Frequently Asked Questions
How much does the X5 cost in the United States?
The launch price was US$549.99 for the standard package. Bundles, sales, and retailer discounts can change the final price, so check the official store, Amazon, and major camera retailers before buying.
Is X5 worth buying for YouTube and social media creators?
Yes, if you film alone, reframe clips often, or shoot action from changing angles. The biggest benefit is flexibility. You can record a full scene first, then create vertical, horizontal, and follow-shot edits later.
Does 8K 360 video mean my final video exports in 8K?
No. The camera captures a full 360 sphere in 8K, but reframed flat clips use only part of that image. The higher capture resolution gives you more cropping room and cleaner edits.
Is a 360 action camera good for beginners?
Yes, but expect a learning curve in editing. Shooting is simple because you capture every angle. The work comes later when you choose framing, pacing, and export format for each platform.
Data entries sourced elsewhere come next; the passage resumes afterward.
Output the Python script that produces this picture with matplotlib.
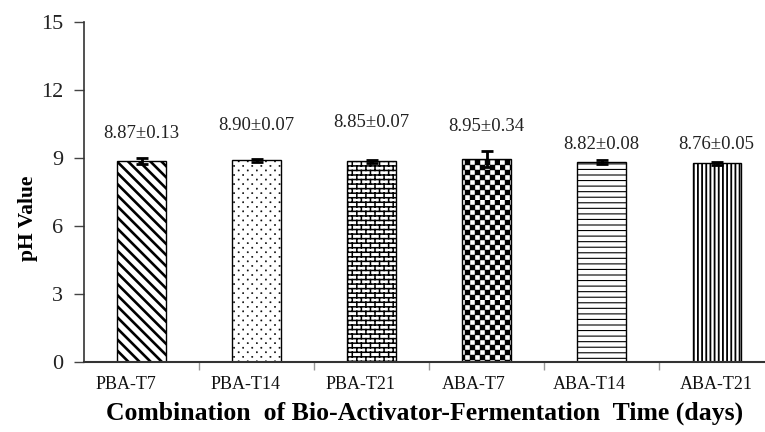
import warnings
import numpy as np
import matplotlib
matplotlib.use("Agg")
import matplotlib.pyplot as plt
import matplotlib.hatch as mhatch
import matplotlib.transforms as mtransforms
from matplotlib.path import Path

warnings.filterwarnings("ignore")

# ---------------- data ----------------
categories = ["PBA-T7", "PBA-T14", "PBA-T21", "ABA-T7", "ABA-T14", "ABA-T21"]
means = [8.87, 8.90, 8.85, 8.95, 8.82, 8.76]
errors = [0.13, 0.07, 0.07, 0.34, 0.08, 0.05]
value_labels = ["8.87±0.13", "8.90±0.07", "8.85±0.07", "8.95±0.34", "8.82±0.08", "8.76±0.05"]
y_ticks = [0, 3, 6, 9, 12, 15]

# layout: annotation heights (data units) and tick-label shifts (points)
label_heights = [10.1, 10.45, 10.55, 10.4, 9.6, 9.6]
ticklabel_shift_pt = [-11, -8, -8, -9, -9, 0]


# ---------------- custom hatch patterns ----------------
class BrickHatch(mhatch.HatchPatternBase):
    def __init__(self, hatch, density):
        self.on = 'b' in hatch
        self.rows = 22
        self.cols = 11
        if self.on:
            self.num_vertices = self.rows * 2 + (self.rows - 1) * self.cols * 2 + self.cols * 4
        else:
            self.num_vertices = 0

    def set_vertices_and_codes(self, vertices, codes):
        rh = 1.0 / self.rows
        cw = 1.0 / self.cols
        k = 0
        for r in range(self.rows):
            y = (r + 0.5) * rh
            vertices[k] = (0.0, y)
            vertices[k + 1] = (1.0, y)
            codes[k] = Path.MOVETO
            codes[k + 1] = Path.LINETO
            k += 2
        for r in range(self.rows):
            off = cw * 0.25 if r % 2 == 0 else cw * 0.75
            y0 = (r + 0.5) * rh
            y1 = (r + 1.5) * rh
            for c in range(self.cols):
                xx = c * cw + off
                if r < self.rows - 1:
                    vertices[k] = (xx, y0)
                    vertices[k + 1] = (xx, y1)
                    codes[k] = Path.MOVETO
                    codes[k + 1] = Path.LINETO
                    k += 2
                else:
                    vertices[k] = (xx, y0)
                    vertices[k + 1] = (xx, 1.0)
                    vertices[k + 2] = (xx, 0.0)
                    vertices[k + 3] = (xx, 0.5 * rh)
                    codes[k] = Path.MOVETO
                    codes[k + 1] = Path.LINETO
                    codes[k + 2] = Path.MOVETO
                    codes[k + 3] = Path.LINETO
                    k += 4


class CheckerHatch(mhatch.HatchPatternBase):
    def __init__(self, hatch, density):
        self.on = 'c' in hatch
        self.n = 20
        self.num_vertices = (self.n * self.n // 2) * 5 if self.on else 0

    def set_vertices_and_codes(self, vertices, codes):
        s = 1.0 / self.n
        k = 0
        for i in range(self.n):
            for j in range(self.n):
                if (i + j) % 2 == 0:
                    x0, y0 = i * s, j * s
                    vertices[k:k + 5] = [(x0, y0), (x0 + s, y0), (x0 + s, y0 + s),
                                         (x0, y0 + s), (x0, y0)]
                    codes[k:k + 5] = [Path.MOVETO, Path.LINETO, Path.LINETO,
                                      Path.LINETO, Path.CLOSEPOLY]
                    k += 5


class FineDotHatch(mhatch.HatchPatternBase):
    def __init__(self, hatch, density):
        self.on = 'p' in hatch
        self.rows = 22
        self.cols = 11
        self.num_vertices = self.rows * self.cols * 5 if self.on else 0

    def set_vertices_and_codes(self, vertices, codes):
        rh = 1.0 / self.rows
        cw = 1.0 / self.cols
        d = 0.006
        k = 0
        for r in range(self.rows):
            off = cw * 0.25 if r % 2 == 0 else cw * 0.75
            y = (r + 0.5) * rh
            for c in range(self.cols):
                xx = c * cw + off
                vertices[k:k + 5] = [(xx - d, y - d), (xx + d, y - d), (xx + d, y + d),
                                     (xx - d, y + d), (xx - d, y - d)]
                codes[k:k + 5] = [Path.MOVETO, Path.LINETO, Path.LINETO,
                                  Path.LINETO, Path.CLOSEPOLY]
                k += 5


mhatch._hatch_types.extend([BrickHatch, CheckerHatch, FineDotHatch])

hatches = ["\\\\\\", "p", "b", "c", "---", "||||"]
hatch_lws = [1.9, 0.3, 1.1, 0.3, 0.8, 1.3]

# ---------------- figure ----------------
serif = ["Liberation Serif", "DejaVu Serif"]
plt.rcParams["font.family"] = serif

fig = plt.figure(figsize=(7.65, 4.32), dpi=100)
ax = fig.add_axes([84 / 765, 1 - 362 / 432, (765 - 84) / 765, (362 - 22) / 432])

x = np.arange(len(categories))
for i in range(len(categories)):
    with plt.rc_context({"hatch.linewidth": hatch_lws[i], "hatch.color": "black"}):
        bars = ax.bar(x[i], means[i], width=0.42, color="white", edgecolor="black",
                      linewidth=1.0, hatch=hatches[i], zorder=2)
        for b in bars:
            if hasattr(b, "set_hatch_linewidth"):
                b.set_hatch_linewidth(hatch_lws[i])

ax.errorbar(x, means, yerr=errors, fmt="none", ecolor="black", elinewidth=2.0,
            capsize=4, capthick=2.0, zorder=3)

for i in range(len(categories)):
    ax.text(x[i], label_heights[i], value_labels[i], ha="center", va="center",
            fontsize=13.5, color="#222222")

ax.set_xlim(-0.5, 5.42)
ax.set_ylim(0, 15)
ax.set_yticks(y_ticks)
ax.set_yticklabels([str(t) for t in y_ticks], fontsize=16, color="#222222")
ax.tick_params(axis="y", length=7, width=1, pad=8, color="#444444")

ax.set_xticks(x)
ax.set_xticklabels(categories, fontsize=13, color="#111111")
ax.tick_params(axis="x", which="major", length=0, pad=10)
ax.set_xticks(np.arange(0.5, 5.0, 1.0), minor=True)
ax.tick_params(axis="x", which="minor", length=6, width=1, color="#999999")
for lbl, sh in zip(ax.get_xticklabels(), ticklabel_shift_pt):
    lbl.set_transform(lbl.get_transform() +
                      mtransforms.ScaledTranslation(sh / 72, 0, fig.dpi_scale_trans))

for s in ["top", "right"]:
    ax.spines[s].set_visible(False)
ax.spines["left"].set_color("#333333")
ax.spines["bottom"].set_color("#333333")
ax.spines["left"].set_linewidth(1.2)
ax.spines["bottom"].set_linewidth(1.5)

ax.set_ylabel("pH Value", fontsize=15.5, fontweight="bold")
ax.yaxis.set_label_coords((38 - 84) / 681, (362 - 218) / 340)
ax.set_xlabel("Combination  of Bio-Activator-Fermentation  Time (days)",
              fontsize=18.5, fontweight="bold", labelpad=6)

fig.savefig("out.png", dpi=100)
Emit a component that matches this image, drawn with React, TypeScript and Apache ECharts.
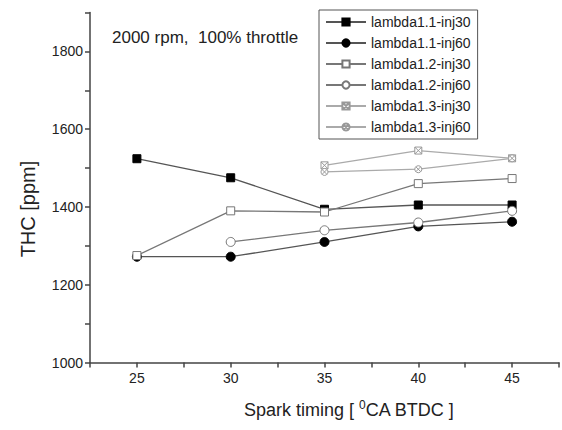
import React, { useEffect, useRef } from "react";
import * as echarts from "echarts";

const sparkTiming = [25, 30, 35, 40, 45];
const l11inj30 = [1524, 1475, 1394, 1405, 1405];
const l11inj60 = [1272, 1272, 1310, 1350, 1362];
const l12inj30 = [1275, 1390, 1387, 1460, 1473];
const l12inj60 = [null, 1310, 1340, 1360, 1390];
const l13inj30 = [null, null, 1507, 1545, 1525];
const l13inj60 = [null, null, 1490, 1497, 1525];
const seriesNames = [
  "lambda1.1-inj30",
  "lambda1.1-inj60",
  "lambda1.2-inj30",
  "lambda1.2-inj60",
  "lambda1.3-inj30",
  "lambda1.3-inj60",
];
const annotation = "2000 rpm,  100% throttle";
const yAxisName = "THC [ppm]";
const xAxisName = "Spark timing [ {sup|0}CA BTDC ]";

const FONT = 'Arial, "Liberation Sans", sans-serif';
const xSquare = "path://M0,0L10,0L10,10L0,10Z M0,0L10,10 M10,0L0,10";
const xCircle = "path://M5,0A5,5 0 1 1 4.99,0Z M1.5,1.5L8.5,8.5 M8.5,1.5L1.5,8.5";

function pairs(vals: (number | null)[]) {
  return sparkTiming.map((x, i) => [x, vals[i]]).filter((p) => p[1] !== null);
}

export default function App() {
  const ref = useRef<HTMLDivElement>(null);
  useEffect(() => {
    if (!ref.current) return;
    const chart = echarts.init(ref.current, null, { renderer: "svg" });
    const mk = (
      name: string,
      vals: (number | null)[],
      symbol: string,
      size: number,
      fill: string,
      border: string,
      line: string
    ) => ({
      name,
      type: "line",
      data: pairs(vals),
      symbol,
      symbolSize: size,
      showAllSymbol: true,
      lineStyle: { color: line, width: 1.3 },
      itemStyle: { color: fill, borderColor: border, borderWidth: 1 },
      z: 3,
    });
    chart.setOption({
      animation: false,
      backgroundColor: "#fff",
      grid: { left: 90, top: 12.5, width: 474, height: 350, containLabel: false },
      xAxis: {
        type: "value",
        min: 22.5,
        max: 47.5,
        interval: 2.5,
        axisLine: { show: true, lineStyle: { color: "#444", width: 1.5 } },
        axisTick: { show: true, inside: false, length: 5, lineStyle: { color: "#444", width: 1.5 } },
        axisLabel: {
          fontFamily: FONT,
          fontSize: 14,
          color: "#222",
          margin: 8,
          formatter: (v: number) => (v % 5 === 0 ? String(v) : ""),
        },
        splitLine: { show: false },
      },
      yAxis: {
        type: "value",
        min: 1000,
        max: 1900,
        interval: 100,
        axisLine: { show: true, lineStyle: { color: "#444", width: 1.5 } },
        axisTick: { show: true, inside: false, length: 5, lineStyle: { color: "#444", width: 1.5 } },
        axisLabel: {
          fontFamily: FONT,
          fontSize: 14,
          color: "#222",
          margin: 7,
          formatter: (v: number) => (v % 200 === 0 && v < 1900 ? String(v) : ""),
        },
        splitLine: { show: false },
      },
      legend: {
        orient: "vertical",
        left: 319,
        top: 10,
        padding: [5, 7, 5, 6],
        itemWidth: 40,
        itemHeight: 9,
        itemGap: 7,
        borderColor: "#555",
        borderWidth: 1,
        backgroundColor: "#fff",
        textStyle: { fontFamily: FONT, fontSize: 14, color: "#222" },
        data: seriesNames,
      },
      graphic: [
        {
          type: "text",
          left: 112,
          top: 29,
          style: { text: annotation, fontFamily: FONT, fontSize: 17, fill: "#222" },
        },
        {
          type: "text",
          x: 28,
          y: 209,
          rotation: Math.PI / 2,
          style: {
            text: yAxisName,
            fontFamily: FONT,
            fontSize: 20,
            fill: "#222",
            align: "center",
            verticalAlign: "middle",
          },
        },
        {
          type: "text",
          left: 244,
          top: 399,
          style: {
            text: xAxisName,
            fontFamily: FONT,
            fontSize: 18,
            fill: "#222",
            rich: {
              sup: { fontSize: 12, fontFamily: FONT, fill: "#222", verticalAlign: "top", padding: [0, 0, 9, 0] },
            },
          },
        },
      ],
      series: [
        mk(seriesNames[0], l11inj30, "rect", 8, "#000", "#000", "#555"),
        mk(seriesNames[1], l11inj60, "circle", 9, "#000", "#000", "#555"),
        mk(seriesNames[2], l12inj30, "rect", 8, "#fff", "#777", "#777"),
        mk(seriesNames[3], l12inj60, "circle", 9, "#fff", "#777", "#777"),
        mk(seriesNames[4], l13inj30, xSquare, 7, "#fff", "#999", "#aaa"),
        mk(seriesNames[5], l13inj60, xCircle, 7, "#fff", "#999", "#aaa"),
      ],
    });
    return () => chart.dispose();
  }, []);
  return <div ref={ref} style={{ width: 562, height: 430, position: "absolute", left: 0, top: 0 }} />;
}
Can X5 handle water sports and pool footage?
Yes, it is built for wet use and rated to 49 feet without an extra dive case. For deeper diving or cleaner underwater stitching, use the proper dive housing and follow seal-care steps.
What makes the larger sensor camera design useful?
It gives the camera more light to work with, which can improve detail, color, and low-light footage. It also helps when you crop into 360 footage because the image starts from a stronger base.
Should X4 owners upgrade to X5?
Upgrade if you want better low-light footage, replaceable lenses, and stronger image quality for heavy cropping. Wait if you mainly shoot bright daytime clips and your current camera already fits your workflow.
What accessories should new buyers get first?
Start with a fast microSD card, spare battery, lens protection, and a reliable invisible selfie stick. Those basics matter more than niche mounts because they protect the camera and keep you filming longer.